To show it's not possible for bounded operators to converge in op-norm to an unbounded operator: We have $L_n$ bounded and $L$ unbounded. If $L_n - L$ were bounded, then we'd have $\|L\|_{op} \le \|L_n\|_{op} + \|L-L_n\|_{op} < \infty$ using the triangle inequality, so $L$ would be bounded which is a contradiction. Therefore $L_n-L$ is unbounded for all $n$, so we certainly don't have $\|L_n - L\|_{op} \to 0$ as $n \to \infty$.
So $L$ is not a continuous operator and $L_n$ don't converge to $L$ in op-norm even though $L_n \to L$ pointwise.

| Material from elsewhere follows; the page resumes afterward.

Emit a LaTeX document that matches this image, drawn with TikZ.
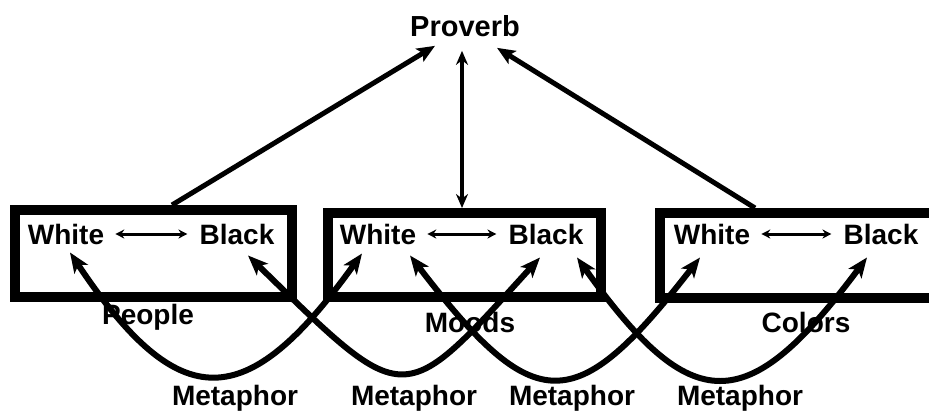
\documentclass[tikz,border=0pt]{standalone}
\usepackage{fontspec}
\setmainfont{Liberation Sans}
\usetikzlibrary{arrows.meta}
\tikzset{
  frame/.style={draw, line width=10pt, inner sep=0pt},
  word/.style={inner sep=0pt, font=\bfseries\fontsize{28}{30}\selectfont},
  pair/.style={line width=3pt, {Stealth[length=9pt,width=9pt]}-{Stealth[length=9pt,width=9pt]}},
  link/.style={line width=5pt, -{Stealth[length=18pt,width=15pt,inset=4pt]}},
  metaphor/.style={line width=6pt, {Stealth[length=20pt,width=16pt,inset=5pt]}-{Stealth[length=20pt,width=16pt,inset=5pt]}}
}
\begin{document}
\begin{tikzpicture}[x=1pt, y=-1pt]
\fill[white] (0,0) rectangle (929,418);
\useasboundingbox (0,0) rectangle (929,418);
% the three domains
\node[frame, minimum width=277pt, minimum height=87pt] (people) at (153.5,253.5) {};
\node[frame, minimum width=273pt, minimum height=84pt] (moods) at (464.5,255) {};
\node[frame, minimum width=285pt, minimum height=85pt] (colors) at (802.5,255.5) {};
\node[word] (white1) at (66,234) {White};
\node[word] (black1) at (237,234) {Black};
\node[word] (white2) at (378,234) {White};
\node[word] (black2) at (546,234) {Black};
\node[word] (white3) at (712,234) {White};
\node[word] (black3) at (881,234) {Black};
\draw[pair, shorten <=11pt, shorten >=12pt] (white1.east) -- (black1.west);
\draw[pair, shorten <=11pt, shorten >=12pt] (white2.east) -- (black2.west);
\draw[pair, shorten <=11pt, shorten >=12pt] (white3.east) -- (black3.west);
\node[word] (lpeople) at (148,317) {People};
\node[word] (lmoods) at (470,322) {Moods};
\node[word] (lcolors) at (806,322) {Colors};
% proverb on top
\node[word, font=\bfseries\fontsize{29}{31}\selectfont] (proverb) at (465,26) {Proverb};
\draw[link] ([xshift=18.5pt]people.north) -- ([xshift=-30pt,yshift=-9pt]proverb.south);
\draw[line width=4pt, {Stealth[length=14pt,width=12pt]}-{Stealth[length=14pt,width=12pt]}] ([xshift=-3pt,yshift=-14pt]proverb.south) -- ([xshift=-2.5pt]moods.north);
\draw[link] ([xshift=-47.5pt]colors.north) -- ([xshift=32pt,yshift=-11pt]proverb.south);
% metaphors
\draw[metaphor] ([xshift=4pt,yshift=-8pt]white1.south) .. controls +(110,165) and +(-115,160) .. ([xshift=-16pt,yshift=-9pt]white2.south);
\draw[metaphor] ([xshift=11pt,yshift=-11pt]black1.south) .. controls +(159,155) and +(-139,153) .. ([xshift=-6pt,yshift=-13pt]black2.south);
\draw[metaphor] ([xshift=32pt,yshift=-11pt]white2.south) .. controls +(125,163) and +(-125,161) .. ([xshift=-12pt,yshift=-13pt]white3.south);
\draw[metaphor] ([xshift=31pt,yshift=-13pt]black2.south) .. controls +(115,161) and +(-120,161) .. ([xshift=-14pt,yshift=-13pt]black3.south);
\node[word] (m1) at (235,398) {Metaphor};
\node[word] (m2) at (414,398) {Metaphor};
\node[word] (m3) at (572,398) {Metaphor};
\node[word] (m4) at (740,398) {Metaphor};
\end{tikzpicture}
\end{document}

Finally, we show $L$ is closed. Let $g_n$ be some sequence of functions in $D$ such that $g_n \to g$ and $g_n' \to h$ for some $g, h \in X$. We need to show $g \in D$ and $g' = h$. To show this, we note that convergence in $\infty$-norm is the same as uniform convergence of functions. If the original functions converge to $g$ and the derivatives converge uniformly to $h$, then a standard theorem says $g$ is differentiable and $g' = h$, which is what we needed to prove. If you want to read about that theorem, you could check Theorem 6.3.1 here or this section on Wikipedia.